→ PROBLEM TO SOLVE:
From the listing, collect all lines containing the word "matplotlib".

-------- COLLECTED MATERIAL

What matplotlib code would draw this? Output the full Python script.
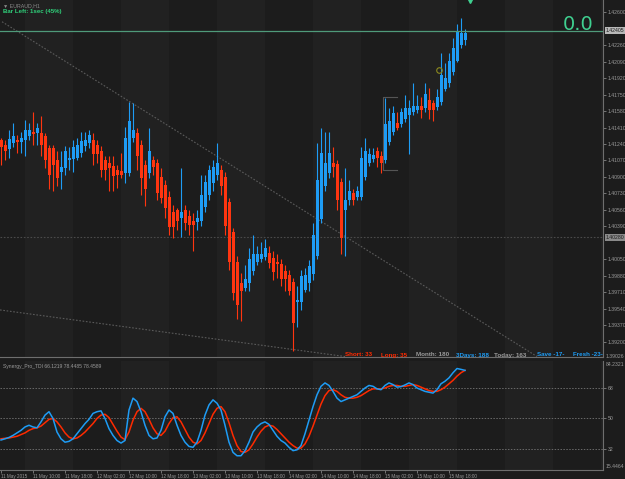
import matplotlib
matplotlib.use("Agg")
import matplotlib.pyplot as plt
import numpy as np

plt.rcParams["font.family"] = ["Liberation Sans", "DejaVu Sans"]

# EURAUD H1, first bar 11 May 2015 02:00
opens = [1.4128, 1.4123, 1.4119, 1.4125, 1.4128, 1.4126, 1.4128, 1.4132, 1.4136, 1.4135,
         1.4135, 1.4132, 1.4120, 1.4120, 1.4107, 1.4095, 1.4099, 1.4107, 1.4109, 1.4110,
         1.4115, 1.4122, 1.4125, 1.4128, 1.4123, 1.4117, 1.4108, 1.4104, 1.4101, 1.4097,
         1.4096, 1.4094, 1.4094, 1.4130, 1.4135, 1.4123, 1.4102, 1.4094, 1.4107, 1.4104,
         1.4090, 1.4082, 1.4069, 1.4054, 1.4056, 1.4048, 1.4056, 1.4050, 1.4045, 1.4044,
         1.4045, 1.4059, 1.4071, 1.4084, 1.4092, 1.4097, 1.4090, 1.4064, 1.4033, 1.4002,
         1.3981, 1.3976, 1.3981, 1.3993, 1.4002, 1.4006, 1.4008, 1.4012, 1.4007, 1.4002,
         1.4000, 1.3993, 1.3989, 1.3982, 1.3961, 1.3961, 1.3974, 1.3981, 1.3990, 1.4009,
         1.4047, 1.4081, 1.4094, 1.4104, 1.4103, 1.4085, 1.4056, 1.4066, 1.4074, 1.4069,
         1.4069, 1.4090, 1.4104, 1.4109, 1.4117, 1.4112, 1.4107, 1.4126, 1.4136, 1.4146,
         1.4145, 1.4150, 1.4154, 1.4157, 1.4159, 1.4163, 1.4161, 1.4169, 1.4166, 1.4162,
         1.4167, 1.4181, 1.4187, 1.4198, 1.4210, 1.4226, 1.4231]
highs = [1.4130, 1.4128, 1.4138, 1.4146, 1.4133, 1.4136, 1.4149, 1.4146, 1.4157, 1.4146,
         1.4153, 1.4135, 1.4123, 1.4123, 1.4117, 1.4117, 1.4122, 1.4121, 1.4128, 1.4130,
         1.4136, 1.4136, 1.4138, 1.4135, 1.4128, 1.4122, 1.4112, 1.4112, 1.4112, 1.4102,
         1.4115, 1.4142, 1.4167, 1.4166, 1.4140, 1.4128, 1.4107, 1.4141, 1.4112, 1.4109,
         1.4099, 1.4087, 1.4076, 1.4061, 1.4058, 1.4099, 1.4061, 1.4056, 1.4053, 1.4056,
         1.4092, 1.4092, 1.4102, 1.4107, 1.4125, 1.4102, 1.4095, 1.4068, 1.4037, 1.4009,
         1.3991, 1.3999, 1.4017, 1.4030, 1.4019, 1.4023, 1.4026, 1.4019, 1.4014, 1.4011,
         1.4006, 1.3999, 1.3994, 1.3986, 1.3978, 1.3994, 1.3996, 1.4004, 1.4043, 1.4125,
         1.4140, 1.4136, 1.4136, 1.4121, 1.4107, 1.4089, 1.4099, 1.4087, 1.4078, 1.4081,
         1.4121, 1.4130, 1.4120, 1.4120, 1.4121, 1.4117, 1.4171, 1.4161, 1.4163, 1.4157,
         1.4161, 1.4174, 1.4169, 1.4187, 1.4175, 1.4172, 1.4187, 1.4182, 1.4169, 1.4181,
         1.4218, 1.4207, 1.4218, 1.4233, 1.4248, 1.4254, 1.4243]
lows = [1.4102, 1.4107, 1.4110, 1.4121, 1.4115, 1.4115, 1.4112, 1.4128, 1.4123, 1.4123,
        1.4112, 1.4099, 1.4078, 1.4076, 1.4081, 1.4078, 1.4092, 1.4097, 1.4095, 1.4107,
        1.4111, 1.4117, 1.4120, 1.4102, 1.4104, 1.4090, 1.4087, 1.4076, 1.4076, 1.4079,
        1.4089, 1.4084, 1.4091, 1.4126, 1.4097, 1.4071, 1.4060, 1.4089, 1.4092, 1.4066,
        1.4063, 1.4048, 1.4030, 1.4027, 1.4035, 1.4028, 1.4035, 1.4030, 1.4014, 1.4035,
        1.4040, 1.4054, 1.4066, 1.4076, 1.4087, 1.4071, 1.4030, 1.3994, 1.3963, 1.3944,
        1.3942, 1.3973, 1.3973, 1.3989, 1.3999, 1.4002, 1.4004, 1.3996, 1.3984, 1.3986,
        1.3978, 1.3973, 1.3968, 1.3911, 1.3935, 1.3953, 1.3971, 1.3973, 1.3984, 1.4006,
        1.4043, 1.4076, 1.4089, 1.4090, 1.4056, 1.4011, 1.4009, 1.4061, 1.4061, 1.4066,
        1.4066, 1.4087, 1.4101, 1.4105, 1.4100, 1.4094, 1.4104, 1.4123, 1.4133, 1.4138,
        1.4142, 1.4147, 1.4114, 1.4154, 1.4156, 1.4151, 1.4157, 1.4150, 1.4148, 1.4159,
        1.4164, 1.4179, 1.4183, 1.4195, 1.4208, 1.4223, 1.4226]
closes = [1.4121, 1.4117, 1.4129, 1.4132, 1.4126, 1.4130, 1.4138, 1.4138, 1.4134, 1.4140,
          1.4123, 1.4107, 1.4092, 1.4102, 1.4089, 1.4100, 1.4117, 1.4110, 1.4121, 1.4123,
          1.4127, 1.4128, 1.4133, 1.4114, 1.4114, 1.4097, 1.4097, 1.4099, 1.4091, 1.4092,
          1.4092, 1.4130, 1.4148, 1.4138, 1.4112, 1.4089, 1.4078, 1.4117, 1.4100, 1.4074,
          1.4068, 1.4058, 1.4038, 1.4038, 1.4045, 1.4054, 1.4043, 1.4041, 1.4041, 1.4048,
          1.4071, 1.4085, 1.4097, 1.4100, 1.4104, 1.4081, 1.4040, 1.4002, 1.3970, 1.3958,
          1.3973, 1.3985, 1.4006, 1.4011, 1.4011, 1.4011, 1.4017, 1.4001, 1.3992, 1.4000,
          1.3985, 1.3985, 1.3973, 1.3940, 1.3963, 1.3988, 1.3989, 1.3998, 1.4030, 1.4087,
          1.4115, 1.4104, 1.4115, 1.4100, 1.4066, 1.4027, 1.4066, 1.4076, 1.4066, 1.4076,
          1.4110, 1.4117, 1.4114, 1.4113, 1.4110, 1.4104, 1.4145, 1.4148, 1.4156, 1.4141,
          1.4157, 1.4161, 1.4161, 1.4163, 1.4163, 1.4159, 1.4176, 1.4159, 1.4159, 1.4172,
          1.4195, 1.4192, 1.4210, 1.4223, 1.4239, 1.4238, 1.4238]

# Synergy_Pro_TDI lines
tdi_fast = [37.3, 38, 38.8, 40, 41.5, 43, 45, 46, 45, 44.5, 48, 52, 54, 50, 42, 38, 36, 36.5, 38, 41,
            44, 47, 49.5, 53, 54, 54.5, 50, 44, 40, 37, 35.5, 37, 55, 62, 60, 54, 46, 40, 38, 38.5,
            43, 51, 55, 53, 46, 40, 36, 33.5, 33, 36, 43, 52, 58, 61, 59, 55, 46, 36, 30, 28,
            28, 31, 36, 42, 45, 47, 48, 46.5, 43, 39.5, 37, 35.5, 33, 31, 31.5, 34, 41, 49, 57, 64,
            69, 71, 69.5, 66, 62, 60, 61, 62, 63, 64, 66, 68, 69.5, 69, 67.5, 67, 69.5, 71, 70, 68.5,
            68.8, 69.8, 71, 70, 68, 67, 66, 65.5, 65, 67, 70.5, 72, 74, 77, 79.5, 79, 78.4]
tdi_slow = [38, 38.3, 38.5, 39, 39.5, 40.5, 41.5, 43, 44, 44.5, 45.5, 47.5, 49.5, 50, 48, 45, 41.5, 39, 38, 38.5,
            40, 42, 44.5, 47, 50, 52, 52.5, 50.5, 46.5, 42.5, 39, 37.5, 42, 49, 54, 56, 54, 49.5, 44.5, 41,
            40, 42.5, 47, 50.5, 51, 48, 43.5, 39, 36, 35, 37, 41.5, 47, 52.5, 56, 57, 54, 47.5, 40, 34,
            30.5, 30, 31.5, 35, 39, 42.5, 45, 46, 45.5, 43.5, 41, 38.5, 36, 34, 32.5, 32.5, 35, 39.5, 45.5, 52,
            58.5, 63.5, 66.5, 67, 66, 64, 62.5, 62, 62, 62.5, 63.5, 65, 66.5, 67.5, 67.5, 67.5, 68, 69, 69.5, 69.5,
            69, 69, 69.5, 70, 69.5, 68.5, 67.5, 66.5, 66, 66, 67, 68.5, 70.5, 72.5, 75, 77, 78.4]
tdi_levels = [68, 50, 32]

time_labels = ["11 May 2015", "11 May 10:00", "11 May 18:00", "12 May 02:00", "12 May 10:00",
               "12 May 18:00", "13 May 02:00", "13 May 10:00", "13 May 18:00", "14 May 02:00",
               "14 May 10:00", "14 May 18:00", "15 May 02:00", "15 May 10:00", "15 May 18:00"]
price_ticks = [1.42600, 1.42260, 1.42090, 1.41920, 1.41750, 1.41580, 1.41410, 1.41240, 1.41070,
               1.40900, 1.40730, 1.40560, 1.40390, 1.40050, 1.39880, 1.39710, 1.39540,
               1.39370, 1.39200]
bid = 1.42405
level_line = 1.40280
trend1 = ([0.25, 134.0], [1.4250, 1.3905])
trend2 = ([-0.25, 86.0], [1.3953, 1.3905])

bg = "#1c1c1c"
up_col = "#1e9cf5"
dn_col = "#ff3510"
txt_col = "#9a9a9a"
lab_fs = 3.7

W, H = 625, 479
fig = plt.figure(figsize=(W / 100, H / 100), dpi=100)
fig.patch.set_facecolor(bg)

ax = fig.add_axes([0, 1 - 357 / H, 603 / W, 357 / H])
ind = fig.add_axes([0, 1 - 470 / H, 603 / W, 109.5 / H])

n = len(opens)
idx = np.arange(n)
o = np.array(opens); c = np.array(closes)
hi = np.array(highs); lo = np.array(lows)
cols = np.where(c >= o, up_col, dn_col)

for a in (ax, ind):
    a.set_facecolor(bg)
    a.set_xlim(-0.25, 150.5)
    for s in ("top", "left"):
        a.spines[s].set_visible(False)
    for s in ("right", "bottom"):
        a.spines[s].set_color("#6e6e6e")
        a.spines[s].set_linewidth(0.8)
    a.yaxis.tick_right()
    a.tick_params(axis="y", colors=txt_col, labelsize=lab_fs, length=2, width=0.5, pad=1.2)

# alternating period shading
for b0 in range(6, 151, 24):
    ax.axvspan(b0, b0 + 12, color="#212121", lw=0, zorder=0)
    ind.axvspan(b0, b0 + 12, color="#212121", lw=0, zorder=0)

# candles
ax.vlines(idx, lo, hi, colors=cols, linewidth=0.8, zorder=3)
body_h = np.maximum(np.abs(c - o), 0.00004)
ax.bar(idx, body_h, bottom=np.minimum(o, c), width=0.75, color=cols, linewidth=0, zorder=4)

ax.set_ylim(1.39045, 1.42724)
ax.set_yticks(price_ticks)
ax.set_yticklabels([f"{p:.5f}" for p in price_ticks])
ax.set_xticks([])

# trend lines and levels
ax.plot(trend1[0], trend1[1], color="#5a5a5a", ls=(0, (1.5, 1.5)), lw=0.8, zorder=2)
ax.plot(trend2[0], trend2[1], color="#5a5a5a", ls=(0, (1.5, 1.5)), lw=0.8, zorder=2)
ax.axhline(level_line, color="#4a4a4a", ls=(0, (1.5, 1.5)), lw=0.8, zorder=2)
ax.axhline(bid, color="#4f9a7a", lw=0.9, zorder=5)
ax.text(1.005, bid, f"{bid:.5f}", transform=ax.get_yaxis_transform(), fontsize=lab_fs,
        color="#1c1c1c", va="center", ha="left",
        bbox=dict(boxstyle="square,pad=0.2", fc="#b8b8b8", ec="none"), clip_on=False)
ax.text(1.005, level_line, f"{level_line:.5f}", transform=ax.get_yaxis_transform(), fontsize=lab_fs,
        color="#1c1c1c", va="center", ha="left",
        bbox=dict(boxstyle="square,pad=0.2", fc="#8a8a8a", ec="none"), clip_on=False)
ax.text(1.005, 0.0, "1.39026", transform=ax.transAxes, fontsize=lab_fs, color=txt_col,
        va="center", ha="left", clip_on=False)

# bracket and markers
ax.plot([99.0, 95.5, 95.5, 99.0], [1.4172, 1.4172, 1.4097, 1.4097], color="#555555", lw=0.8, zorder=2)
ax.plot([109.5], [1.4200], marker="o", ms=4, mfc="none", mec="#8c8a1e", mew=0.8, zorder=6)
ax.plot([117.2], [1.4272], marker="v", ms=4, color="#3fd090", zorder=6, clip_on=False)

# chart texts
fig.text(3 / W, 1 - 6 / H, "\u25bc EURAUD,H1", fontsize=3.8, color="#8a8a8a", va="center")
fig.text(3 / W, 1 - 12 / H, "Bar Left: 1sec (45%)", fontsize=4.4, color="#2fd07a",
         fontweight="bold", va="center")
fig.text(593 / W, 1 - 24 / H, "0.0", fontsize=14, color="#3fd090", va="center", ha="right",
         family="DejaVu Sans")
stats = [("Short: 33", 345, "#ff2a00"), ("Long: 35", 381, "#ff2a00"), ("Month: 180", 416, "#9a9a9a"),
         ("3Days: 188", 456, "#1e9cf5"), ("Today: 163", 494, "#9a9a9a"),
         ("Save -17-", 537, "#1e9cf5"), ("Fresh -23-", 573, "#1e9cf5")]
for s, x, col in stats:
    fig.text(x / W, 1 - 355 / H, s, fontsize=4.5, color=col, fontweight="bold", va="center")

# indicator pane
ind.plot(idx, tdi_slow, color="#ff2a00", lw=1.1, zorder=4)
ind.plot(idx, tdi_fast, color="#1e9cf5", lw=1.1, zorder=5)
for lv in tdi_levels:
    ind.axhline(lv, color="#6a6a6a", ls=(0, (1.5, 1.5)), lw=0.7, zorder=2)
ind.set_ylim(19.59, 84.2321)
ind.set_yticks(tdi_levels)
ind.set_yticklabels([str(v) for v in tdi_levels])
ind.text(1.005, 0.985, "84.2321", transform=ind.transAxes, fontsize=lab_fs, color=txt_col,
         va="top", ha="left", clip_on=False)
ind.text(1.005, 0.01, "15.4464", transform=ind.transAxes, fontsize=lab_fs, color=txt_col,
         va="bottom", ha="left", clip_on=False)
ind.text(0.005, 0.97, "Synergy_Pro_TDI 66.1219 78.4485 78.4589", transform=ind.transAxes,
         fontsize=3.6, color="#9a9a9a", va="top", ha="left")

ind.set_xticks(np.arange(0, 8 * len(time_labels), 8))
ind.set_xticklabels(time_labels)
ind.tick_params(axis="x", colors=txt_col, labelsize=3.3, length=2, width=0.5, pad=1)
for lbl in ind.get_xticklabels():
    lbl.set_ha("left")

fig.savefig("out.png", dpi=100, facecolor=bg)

----------------

→ TASK RESPONSE:
What matplotlib code would draw this? Output the full Python script.
import matplotlib
matplotlib.use("Agg")
import matplotlib.pyplot as plt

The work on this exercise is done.